Dokumenty przechwycone przez reportera magazynu The Intercept po raz kolejny pokazują mroczne oblicze i tupet jednej z największych firm świata.
Czy potrzebujemy więcej dowodów na to, że nasza rzeczywistość idzie w stronę dystopii? Czas na kolejny z nich. Upublicznione przez magazyn The Intercept wewnętrzne dokumenty z zebrań kadry dyrektorskiej Amazona pokazują, że technologiczny moloch miał, a być może ma nadal, w planach cenzurowanie komunikacji własnych pracowników.
Reporter Ken Klippenstein podaje, że firma Jeffa Bezosa pracuje nad specjalną aplikacją, która miałaby być platformą do komunikacji pomiędzy osobami zatrudnionymi w przedsiębiorstwie. Oprócz propozycji systemu pochwał, który miał motywować podwładnych w osiąganiu wyśrubowanych celów, wśród przechwyconych przez redakcję informacji znalazła się lista słów, które miały być automatycznie blokowane. Oczywiście, uwzględnia rozmaite wulgaryzmy. Zaskakujący jest jednak dobór pozostałych wyrazów. Planowano bowiem, by aplikacja banowała takie sformułowania jak podwyżka (pay rise), związek zawodowy (union), toaleta (restroom), praca niewolnicza (slave labor), etyka (ethics), niesprawiedliwość (injustice), molestowanie (harassment), wolność (freedom), koalicja (coalition) czy głupi (stupid).

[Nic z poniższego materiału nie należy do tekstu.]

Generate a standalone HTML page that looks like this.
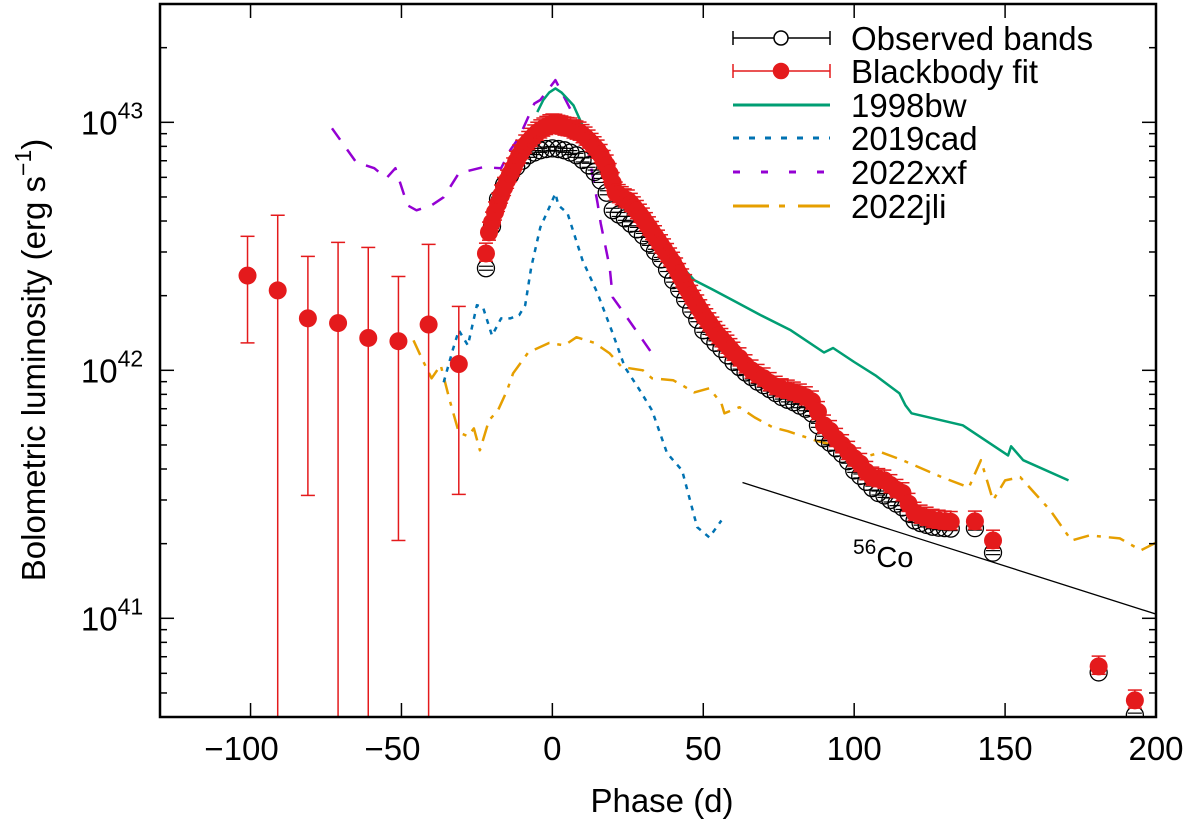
<!DOCTYPE html>
<html><head><meta charset="utf-8"><style>
body{margin:0;background:#fff;}
svg{display:block;font-family:"Liberation Sans",sans-serif;}
</style></head><body>
<svg id="chart" width="1200" height="826" viewBox="0 0 1200 826" xmlns="http://www.w3.org/2000/svg"></svg>
<script>
// ---- data (phase in days, luminosity in 1e42 erg/s) ----
const bbEarlyPhase=[-101,-91,-81,-71,-61,-51,-41,-31];
const bbEarlyL=[2.41,2.10,1.62,1.55,1.35,1.31,1.53,1.06];
const bbEarlyHi=[3.47,4.22,2.88,3.28,3.13,2.39,3.22,1.81];
const bbEarlyLo=[1.29,0.01,0.313,0.01,0.01,0.206,0.01,0.316];
const bbPhase=[-22,-21,-20,-19,-18,-17,-16,-15,-14,-13,-12,-11,-10,-9,-8,-7,-6,-5,-4,-3,-2,-1,0,1,2,3,4,5,6,7,8,9,10,11,12,13,14,15,16,17,18,19,20,21,22,23,24,25,26,27,28,29,30,31,32,33,34,35,36,37,38,39,40,41,42,43,44,45,46,47,48,49,50,51,52,53,54,55,56,57,58,59,60,62,64,66,68,70,72,74,76,78,80,82,84,86,88,90,92,94,96,98,100,102,104,106,108,110,112,114,116,118,120,122,124,126,128,130,132,140,146,181,193];
const bbL=[2.96,3.6,3.95,4.34,4.7,5.08,5.45,5.83,6.2,6.53,6.95,7.36,7.7,8.08,8.35,8.6,8.87,9.1,9.3,9.46,9.6,9.75,9.82,9.8,9.7,9.64,9.55,9.5,9.46,9.3,9.2,9.11,8.9,8.7,8.46,8.2,7.95,7.71,7.4,7.0,6.71,6.2,5.7,5.22,5.1,5.0,4.9,4.85,4.7,4.55,4.4,4.25,4.10,3.93,3.78,3.62,3.48,3.34,3.20,3.08,2.95,2.83,2.72,2.58,2.45,2.33,2.21,2.10,2.00,1.91,1.83,1.75,1.67,1.61,1.55,1.49,1.43,1.38,1.34,1.30,1.26,1.22,1.18,1.12,1.05,1.00,0.96,0.929,0.89,0.86,0.84,0.83,0.815,0.80,0.78,0.75,0.68,0.60,0.57,0.53,0.50,0.47,0.442,0.42,0.39,0.37,0.365,0.36,0.345,0.33,0.32,0.29,0.267,0.26,0.255,0.25,0.248,0.246,0.245,0.246,0.206,0.064,0.0467];
const obsPhase=[-22,-20,-18,-16,-14,-12,-10,-8,-6,-4,-2,0,2,4,6,8,10,12,14,16,18,20,22,24,26,28,30,32,34,36,38,40,42,44,46,48,50,52,54,56,58,60,62,64,66,68,70,72,74,76,78,80,82,84,86,88,90,92,94,96,98,100,102,104,106,108,110,112,114,116,118,120,122,124,126,128,130,132,140,146,181,193];
const obsL=[2.58,3.81,4.9,5.6,6.11,6.6,7.0,7.36,7.55,7.71,7.8,7.85,7.8,7.71,7.55,7.36,7.05,6.71,6.3,5.83,5.2,4.42,4.25,4.1,3.9,3.7,3.50,3.25,3.02,2.80,2.55,2.31,2.12,1.93,1.75,1.60,1.45,1.37,1.29,1.22,1.15,1.08,1.03,0.98,0.94,0.90,0.871,0.84,0.81,0.78,0.76,0.743,0.72,0.70,0.67,0.60,0.532,0.51,0.485,0.46,0.43,0.395,0.375,0.355,0.335,0.32,0.313,0.30,0.29,0.28,0.265,0.248,0.242,0.238,0.234,0.232,0.231,0.23,0.231,0.184,0.0605,0.0407];
const bwPhase=[-5,-3,-1,1,3,7,10,13,17,20,23,28,35,41,47,53,60,69,79,90,93,100,107,115,117,119,136,151,152,156,171];
const bwL=[11.0,12.3,13.2,13.7,13.2,11.7,9.72,8.46,6.71,5.73,4.94,4.03,3.34,2.78,2.31,2.12,1.91,1.67,1.45,1.18,1.23,1.08,0.955,0.807,0.722,0.671,0.600,0.454,0.494,0.434,0.360];
const cadPhase=[-36,-33,-31,-28,-25,-23,-20,-17,-14,-11,-9,-7,-4,-1,1,2,5,10,15,20,24,29,33,38,43,48,52,56];
const cadL=[0.895,1.21,1.45,1.26,1.83,1.80,1.38,1.62,1.62,1.67,1.83,2.60,3.77,4.54,5.17,4.63,4.30,2.78,2.04,1.41,1.03,0.830,0.690,0.463,0.395,0.233,0.212,0.248];
const xxfPhase=[-73,-65,-59,-55,-52,-48,-45,-40,-36,-31,-23,-17,-14,-11,-6,-4,1,5,9,12,15,16,19,20,23,27,33];
const xxfL=[9.46,6.90,6.53,5.95,6.53,4.63,4.42,4.63,4.99,6.23,6.59,6.53,7.71,8.71,11.9,12.3,14.8,11.9,9.55,7.50,4.71,3.92,2.60,1.97,1.75,1.49,1.17];
const jliPhase=[-46,-43,-40,-37,-34,-31,-28,-26,-24,-21,-18,-15,-13,-8,-1,4,8,14,19,23,30,33,40,43,47,52,56,57,62,67,73,78,87,93,103,109,116,129,138,142,146,150,155,165,172,178,188,195,200];
const jliL=[1.32,1.10,0.929,1.05,0.757,0.562,0.542,0.583,0.476,0.629,0.690,0.830,0.973,1.18,1.29,1.26,1.36,1.29,1.17,1.03,1.00,0.929,0.912,0.871,0.815,0.846,0.736,0.671,0.710,0.646,0.589,0.568,0.522,0.499,0.446,0.467,0.434,0.371,0.337,0.434,0.299,0.360,0.371,0.272,0.206,0.216,0.210,0.188,0.202];
const coPhase=[63,200];
const coL=[0.353,0.104];
const xTicks=[-100,-50,0,50,100,150,200];
const xTickLabels=["\u2212100","\u221250","0","50","100","150","200"];
const yDecades=[41,42,43];

const NS="http://www.w3.org/2000/svg";
const svg=document.getElementById('chart');
const L=160,R=1156,T=4,B=717;
const X0=-130,X1=200,Y0=Math.log10(0.04),Y1=Math.log10(30);
function sx(p){return L+(p-X0)/(X1-X0)*(R-L);}
function sy(v){return B-(Math.log10(v)-Y0)/(Y1-Y0)*(B-T);}
function mk(tag,attrs,parent){const e=document.createElementNS(NS,tag);for(const k in attrs)e.setAttribute(k,attrs[k]);(parent||svg).appendChild(e);return e;}

const clip=mk('clipPath',{id:'pc'});mk('rect',{x:L,y:T,width:R-L,height:B-T},clip);
const plot=mk('g',{'clip-path':'url(#pc)'});



function line(px,py,color,dash,name,w){
  const d=px.map((p,i)=>(i?'L':'M')+sx(p).toFixed(1)+' '+sy(py[i]).toFixed(1)).join(' ');
  const e=mk('path',{d:d,fill:'none',stroke:color,'stroke-width':w||2.5,'stroke-dasharray':dash||'none','stroke-linejoin':'round'},plot);
  
  
}
line(jliPhase,jliL,'#e69f00','16,8,4,8','series-2022jli');
line(xxfPhase,xxfL,'#9400d3','14,12','series-2022xxf');
line(cadPhase,cadL,'#0072b2','5,6','series-2019cad');
line(bwPhase,bwL,'#009e73','','series-1998bw');
line(coPhase,coL,'#000','','co56-decay-line',1.3);

const og=mk('g',{},plot);


obsPhase.forEach((p,i)=>{const x=sx(p),y=sy(obsL[i]);
  mk('line',{x1:x-7,x2:x+7,y1:y+2,y2:y+2,stroke:'#000','stroke-width':1.2},og);
  mk('line',{x1:x-7,x2:x+7,y1:y-2,y2:y-2,stroke:'#000','stroke-width':1.2},og);
  mk('circle',{cx:x,cy:y,r:8.5,fill:'none',stroke:'#000','stroke-width':1.3},og);});
const bg=mk('g',{},plot);


function bbPt(p,v,hi,lo){const x=sx(p),y=sy(v),yh=sy(hi),yl=Math.min(sy(lo),B+5);
  mk('line',{x1:x,x2:x,y1:yh,y2:yl,stroke:'#e41a1c','stroke-width':1.5},bg);
  mk('line',{x1:x-7,x2:x+7,y1:yh,y2:yh,stroke:'#e41a1c','stroke-width':1.5},bg);
  if(yl<B)mk('line',{x1:x-7,x2:x+7,y1:yl,y2:yl,stroke:'#e41a1c','stroke-width':1.5},bg);
  mk('circle',{cx:x,cy:y,r:9,fill:'#e41a1c'},bg);}
bbEarlyPhase.forEach((p,i)=>bbPt(p,bbEarlyL[i],bbEarlyHi[i],bbEarlyLo[i]));
bbPhase.forEach((p,i)=>bbPt(p,bbL[i],bbL[i]*1.1,bbL[i]*0.93));

const fr=mk('rect',{x:L,y:T,width:R-L,height:B-T,fill:'none',stroke:'#000','stroke-width':2.5});


const ax=mk('g',{stroke:'#000','stroke-width':1.5});


xTicks.forEach((t,i)=>{const x=sx(t);
  mk('line',{x1:x,x2:x,y1:B,y2:B-14},ax);mk('line',{x1:x,x2:x,y1:T,y2:T+14},ax);
  const tx=mk('text',{x:x-(t<0?9:0),y:760,'font-size':33,'text-anchor':'middle',fill:'#000',stroke:'none'});
  tx.textContent=xTickLabels[i];
  
  });
for(let d=40;d<=43;d++){for(let m=1;m<10;m++){const v=m*Math.pow(10,d-42);const y=sy(v);if(y<T||y>B)continue;
  const len=m===1?14:7;mk('line',{x1:L,x2:L+len,y1:y,y2:y},ax);mk('line',{x1:R,x2:R-len,y1:y,y2:y},ax);}}
yDecades.forEach(d=>{const y=sy(Math.pow(10,d-42));
  const tx=mk('text',{x:112,y:y+12,'font-size':33,'text-anchor':'middle',fill:'#000'});
  tx.innerHTML='10<tspan dy="-16" font-size="23">'+d+'</tspan>';
  
  });
const xt=mk('text',{x:662,y:812,'font-size':33,'text-anchor':'middle'});xt.textContent='Phase (d)';


const yt=mk('text',{x:0,y:0,'font-size':33,'text-anchor':'middle',transform:'translate(45,360) rotate(-90)'});
yt.innerHTML='Bolometric luminosity (erg s<tspan dy="-14" font-size="23">\u22121</tspan><tspan dy="14">)</tspan>';


const co=mk('text',{x:853,y:567,'font-size':29});co.innerHTML='<tspan dy="-13" font-size="21">56</tspan><tspan dy="13">Co</tspan>';



const lg=mk('g',{});


const legNames=['Observed bands','Blackbody fit','1998bw','2019cad','2022xxf','2022jli'];
const legY=[38,71,105,138,172,206];
legNames.forEach((n,i)=>{const y=legY[i];const g=mk('g',{},lg);
  
  
  const x1=733,x2=830,xm=781;
  if(i<2){const c=i?'#e41a1c':'#000';
    mk('line',{x1:x1,x2:x2,y1:y,y2:y,stroke:c,'stroke-width':1.5},g);
    mk('line',{x1:x1,x2:x1,y1:y-7,y2:y+7,stroke:c,'stroke-width':1.5},g);
    mk('line',{x1:x2,x2:x2,y1:y-7,y2:y+7,stroke:c,'stroke-width':1.5},g);
    mk('circle',{cx:xm,cy:y,r:i?7.5:7,fill:i?c:'#fff',stroke:c,'stroke-width':1.5},g);}
  else{const cols=['#009e73','#0072b2','#9400d3','#e69f00'];const ds=['none','6,10','7,21','36,10,6,13'];
    mk('line',{x1:x1,x2:x2,y1:y,y2:y,stroke:cols[i-2],'stroke-width':3,'stroke-dasharray':ds[i-2]},g);}
  const t=mk('text',{x:851,y:y+12,'font-size':33},g);t.textContent=n;});
</script>
</body></html>
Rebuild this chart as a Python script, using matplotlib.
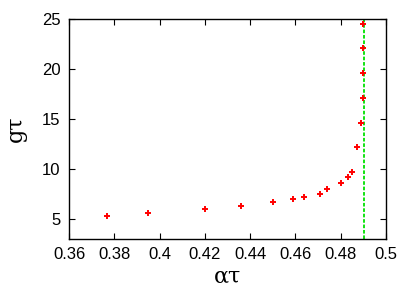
import numpy as np
import matplotlib
matplotlib.use("Agg")
import matplotlib.pyplot as plt

plt.rcParams['font.family'] = ['Liberation Sans', 'DejaVu Sans']

# data
alpha_tau = [0.377, 0.395, 0.420, 0.436, 0.450, 0.459, 0.464, 0.471, 0.474,
             0.480, 0.483, 0.485, 0.487, 0.4888, 0.4898, 0.4900, 0.4900, 0.4900]
g_tau = [5.27, 5.6, 6.0, 6.33, 6.73, 7.0, 7.23, 7.53, 8.03,
         8.63, 9.17, 9.7, 12.2, 14.63, 17.13, 19.6, 22.07, 24.47]
critical = 0.4904

xticks = [0.36, 0.38, 0.4, 0.42, 0.44, 0.46, 0.48, 0.5]
xticklabels = ['0.36', '0.38', '0.4', '0.42', '0.44', '0.46', '0.48', '0.5']
yticks = [5, 10, 15, 20, 25]

fig = plt.figure(figsize=(4.15, 2.91), dpi=100)
ax = fig.add_axes([69 / 415, 1 - 239 / 291, 317 / 415, 220 / 291])

ax.axvline(critical, color='#00e000', linestyle=(0, (2, 1)), linewidth=1.3)
ax.plot(alpha_tau, g_tau, linestyle='none', marker='+', color='red',
        markersize=5, markeredgewidth=1.4)

ax.set_xlim(0.36, 0.5)
ax.set_ylim(3, 25)
ax.set_xticks(xticks)
ax.set_xticklabels(xticklabels)
ax.set_yticks(yticks)
ax.tick_params(direction='in', top=True, right=True, labelsize=12, length=4, pad=6)
for s in ax.spines.values():
    s.set_linewidth(1.0)

ax.set_xlabel('ατ', fontsize=16, family=['DejaVu Serif'], labelpad=2)
ax.set_ylabel('gτ', fontsize=16, family=['DejaVu Serif'], labelpad=11)

fig.savefig('out.png', dpi=100)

Orwell i Huxley byliby zachwyceni! Rzecznik prasowy firmy przesłał do redakcji oświadczenie, w którym twierdzi, że prace nad opisywaną aplikacją trwają, ale opublikowana lista słów jest nieaktualna i ulegnie zmianie. Rzecznik nie wymienił jednak konkretnych przykładów i nie chciał przyznać, że najbardziej kontrowersyjne wyrażenia dotyczą praw pracowniczych. Ciekawym zbiegiem okoliczności jest fakt, że informacje te wypłynęły kilka dni po powstaniu pierwszego związku zawodowego wśród pracowników Amazona; ten powstał na przełomie marca i kwietnia na nowojorskim Staten Island.
Doniesienia o trudnych warunkach pracy w magazynach giganta wypływają od lat. Ich symbolem zostały przede wszystkim historie o szeregowych pracownikach, którzy oddawali mocz do butelek, by nie przeznaczać czasu na pójście do toalety. Firma nie wydaje się więc zainteresowana poprawą warunków pracy swoich podwładnych. Zamiast tego postanowiła spróbować ich uciszyć i odebrać platformę do wyrażania niezadowolenia lub sprzeciwu. Jeff Bezos patrzy już łakomym okiem w stronę Marsa, ale jego wizja Ziemi najwyraźniej przedstawia uśmiechnięte i zadowolone społeczeństwo, które nie ma żadnych problemów. To łatwe, wystarczy tylko wykasować negatywnych wyrażenia ze słownika.